The long and short, however, is that over five years after the original Times report was published, not a whole lot has actually been accomplished. Sure, there’s official funding in the Pentagon budget for a UAP study and all, but everything appears to change from year to year, as if they just cannot figure out how to manage such a program with a consistent name.

It hardly seems to be a measure of progress, since the results appear never stray much beyond increasing the number of reports that have been investigated.

In the early days of the modern UFO era, investigation projects also went through musical chairs routines. Consider Project Sign, Project Grudge and Project Blue Book.

For a time, Blue Book actually appeared to be attempting to figure out what was going on, particularly when Captain Edward Ruppelt was in charge. Over the years, however, it descended into a public relations operation, designed to reassure the public that nothing weird was going on. What sightings were released were readily debunked, even if the efforts to provide conventional explanations were so clumsy as to defy logic.

So I’m hardly surprised that nothing much is going on nowadays. It has always been thus.

This time out, the original $22 million budgeted for a UAP study — far less than a drop in the bucket as far as military funding is concerned — may have just been a favor to Senator Reid. He clearly had a serious interest in the subject, and Bigelow was one of his friends and supporters. As far as pork projects — the bane of government funding — were concerned, the Pentagon merely had to buy a few less toilet seats or massage a line item for the expense under any of a number of inscrutable titles.

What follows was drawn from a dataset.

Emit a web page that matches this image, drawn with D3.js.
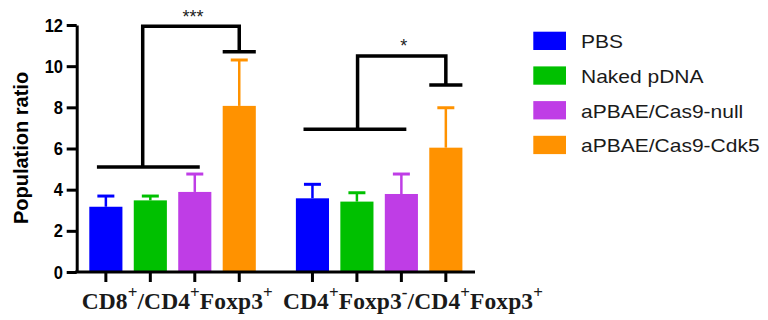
<!DOCTYPE html>
<html>
<head>
<meta charset="utf-8">
<script src="https://cdn.jsdelivr.net/npm/d3@7"></script>
<style>
  body { margin: 0; background: #fff; }
  svg { display: block; }
</style>
</head>
<body>
<svg id="chart" width="768" height="320"></svg>
<script>
// groups on the x axis
const groups = ["g1", "g2"];
// series (legend order)
const series = ["PBS", "Naked pDNA", "aPBAE/Cas9-null", "aPBAE/Cas9-Cdk5"];
const colors = ["#0000ff", "#00c000", "#bf3de6", "#ff9200"];

// means per group, and error (upper) per group
const pbs = [3.17, 3.58];
const pbsErr = [0.52, 0.68];
const naked = [3.48, 3.42];
const nakedErr = [0.21, 0.43];
const cas9Null = [3.89, 3.79];
const cas9NullErr = [0.87, 0.97];
const cas9Cdk5 = [8.07, 6.04];
const cas9Cdk5Err = [2.23, 1.94];

const yTicks = [0, 2, 4, 6, 8, 10, 12];

// significance brackets: lower bar level, top level, drop level
const sigLow = [5.1, 6.93];
const sigTop = [11.94, 10.5];
const sigDrop = [10.7, 9.08];
const sigStars = ["***", "*"];

const means = [pbs, naked, cas9Null, cas9Cdk5];
const errs = [pbsErr, nakedErr, cas9NullErr, cas9Cdk5Err];

const svg = d3.select("#chart");

const x0 = d3.scaleBand().domain(groups).range([76.7, 475]).paddingInner(0.194).paddingOuter(0.061);
const x1 = d3.scaleBand().domain(series).range([0, x0.bandwidth()]).paddingInner(0.255);
const y = d3.scaleLinear().domain([0, 12]).range([272, 25]);

const data = [];
groups.forEach((g, gi) => {
  series.forEach((s, si) => {
    data.push({ g, s, color: colors[si], v: means[si][gi], e: errs[si][gi] });
  });
});

// error bars (behind bars)
const eb = svg.append("g");
data.forEach(d => {
  const cx = x0(d.g) + x1(d.s) + x1.bandwidth() / 2;
  eb.append("line").attr("x1", cx).attr("x2", cx)
    .attr("y1", y(d.v)).attr("y2", y(d.v + d.e))
    .attr("stroke", d.color).attr("stroke-width", 2.5);
  eb.append("line").attr("x1", cx - 8.5).attr("x2", cx + 8.5)
    .attr("y1", y(d.v + d.e)).attr("y2", y(d.v + d.e))
    .attr("stroke", d.color).attr("stroke-width", 3);
});

svg.append("g").selectAll("rect").data(data).join("rect")
  .attr("x", d => x0(d.g) + x1(d.s))
  .attr("y", d => y(d.v))
  .attr("width", x1.bandwidth())
  .attr("height", d => y(0) - y(d.v))
  .attr("fill", d => d.color);

// y axis
const yAxis = svg.append("g").attr("transform", "translate(76.7,0)")
  .call(d3.axisLeft(y).tickValues(yTicks).tickSize(10).tickPadding(3).tickSizeOuter(0));
yAxis.select(".domain").attr("stroke-width", 3);
yAxis.selectAll(".tick line").attr("stroke-width", 3);
yAxis.selectAll(".tick text")
  .attr("font-family", "Liberation Sans, Arial, sans-serif")
  .attr("font-weight", "bold").attr("font-size", 19).attr("fill", "#000")
  .attr("x", -15.7).attr("transform", "scale(0.87,1)");

// x axis
const xAxis = svg.append("g").attr("transform", "translate(0,272)");
xAxis.append("line").attr("x1", 75.2).attr("x2", 475).attr("y1", 0).attr("y2", 0)
  .attr("stroke", "#000").attr("stroke-width", 3);
data.forEach(d => {
  const cx = x0(d.g) + x1(d.s) + x1.bandwidth() / 2;
  xAxis.append("line").attr("x1", cx).attr("x2", cx).attr("y1", 0).attr("y2", 10)
    .attr("stroke", "#000").attr("stroke-width", 3);
});

// x labels with superscripts
const labelParts = [
  [["CD8", 0], ["+", 1], ["/CD4", 0], ["+", 1], ["Foxp3", 0], ["+", 1]],
  [["CD4", 0], ["+", 1], ["Foxp3", 0], ["-", 1], ["/CD4", 0], ["+", 1], ["Foxp3", 0], ["+", 1]]
];
const labelWidth = [191, 260];
groups.forEach((g, gi) => {
  const t = svg.append("text")
    .attr("x", x0(g) - 7.6 + (gi === 1 ? -5.4 : 0))
    .attr("y", 309.3)
    .attr("font-family", "Liberation Serif, Times New Roman, serif")
    .attr("font-weight", "bold").attr("font-size", 23.5).attr("fill", "#1a1a1a")
    .attr("textLength", labelWidth[gi]).attr("lengthAdjust", "spacing");
  let up = false;
  labelParts[gi].forEach(([txt, sup]) => {
    const ts = t.append("tspan").text(txt);
    if (sup && !up) { ts.attr("dy", -11).attr("font-size", 17); up = true; }
    else if (sup) { ts.attr("font-size", 17); }
    else if (up) { ts.attr("dy", 11); up = false; }
  });
});

// y title
svg.append("text")
  .attr("transform", "translate(27.5,148) rotate(-90)")
  .attr("text-anchor", "middle")
  .attr("font-family", "Liberation Sans, Arial, sans-serif")
  .attr("font-weight", "bold").attr("font-size", 20)
  .text("Population ratio");

// significance brackets
const br = svg.append("g").attr("stroke", "#000").attr("stroke-width", 3.5).attr("fill", "none");
const stemFrac = [0.27, 0.52];
groups.forEach((g, gi) => {
  const gx = x0(g);
  const bw = x1.bandwidth();
  const lx1 = gx + x1(series[0]) + bw * 0.23;
  const lx2 = gx + x1(series[2]) + bw * 0.65;
  const sx = gx + x1(series[1]) + bw * stemFrac[gi];
  const rx = gx + x1(series[3]) + bw / 2;
  br.append("line").attr("x1", lx1).attr("x2", lx2).attr("y1", y(sigLow[gi])).attr("y2", y(sigLow[gi]));
  br.append("path").attr("d", `M${sx},${y(sigLow[gi])}V${y(sigTop[gi])}H${rx}V${y(sigDrop[gi])}`);
  br.append("line").attr("x1", gx + x1(series[3])).attr("x2", gx + x1(series[3]) + bw)
    .attr("y1", y(sigDrop[gi])).attr("y2", y(sigDrop[gi]));
  svg.append("text")
    .attr("x", (sx + rx) / 2 + 2).attr("y", y(sigTop[gi]) - 3.5)
    .attr("text-anchor", "middle")
    .attr("font-family", "Liberation Sans, Arial, sans-serif")
    .attr("font-size", 18).attr("fill", "#222")
    .text(sigStars[gi]);
});

// legend
const legend = svg.append("g");
series.forEach((s, i) => {
  const ly = 31.7 + i * 34.7;
  legend.append("rect").attr("x", 533.3).attr("y", ly).attr("width", 32.7).attr("height", 18.3)
    .attr("fill", colors[i]);
  legend.append("text")
    .attr("x", 581 / 1.13).attr("y", ly + 16.6)
    .attr("transform", "scale(1.13,1)")
    .attr("font-family", "Liberation Sans, Arial, sans-serif")
    .attr("font-size", 18.6).attr("fill", "#1a1a1a")
    .text(s);
});
</script>
</body>
</html>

I don’t think the effort to mollify a powerful politician was meant to have the implications it did. Had it not been for the Times story, it’s very possible the Pentagon’s initial study would have been left dead and buried. Advocates of UFO disclosure wouldn’t be the wiser, and they’d just keep on keeping on.

Instead, they had to feel vindicated even if the new studies haven’t accomplished a whole lot.

To be sure, I do have somewhat more confidence that NASA’s simultaneous UFO study might deliver more results. But it also raises questions, particularly why an agency involved in exploring space would care about possible test aircraft from other countries on Earth.

The mission was announced with the following paragraph: “NASA has brought together some of the world's leading scientists, data and artificial intelligence practitioners, aerospace safety experts, all with a specific charge, which is to tell us how to apply the full focus of science and data to UAP. The findings will be released to the public in conjunction with NASA’s principles of transparency, openness, and scientific integrity.”

One can only hope. But you’ll notice that this team doesn’t appear to include an emphasis on military expertise. It includes the sort of people you might expect to properly investigate a scientific mystery.

But I try not to feel too optimistic as to how it’ll all turn out. In that, I agree with the skepticism of many observers of the UFO field that, in the end, the latest U.S. government investigations won’t amount to very much and will once again dash hopes for a near-term solution to the mystery.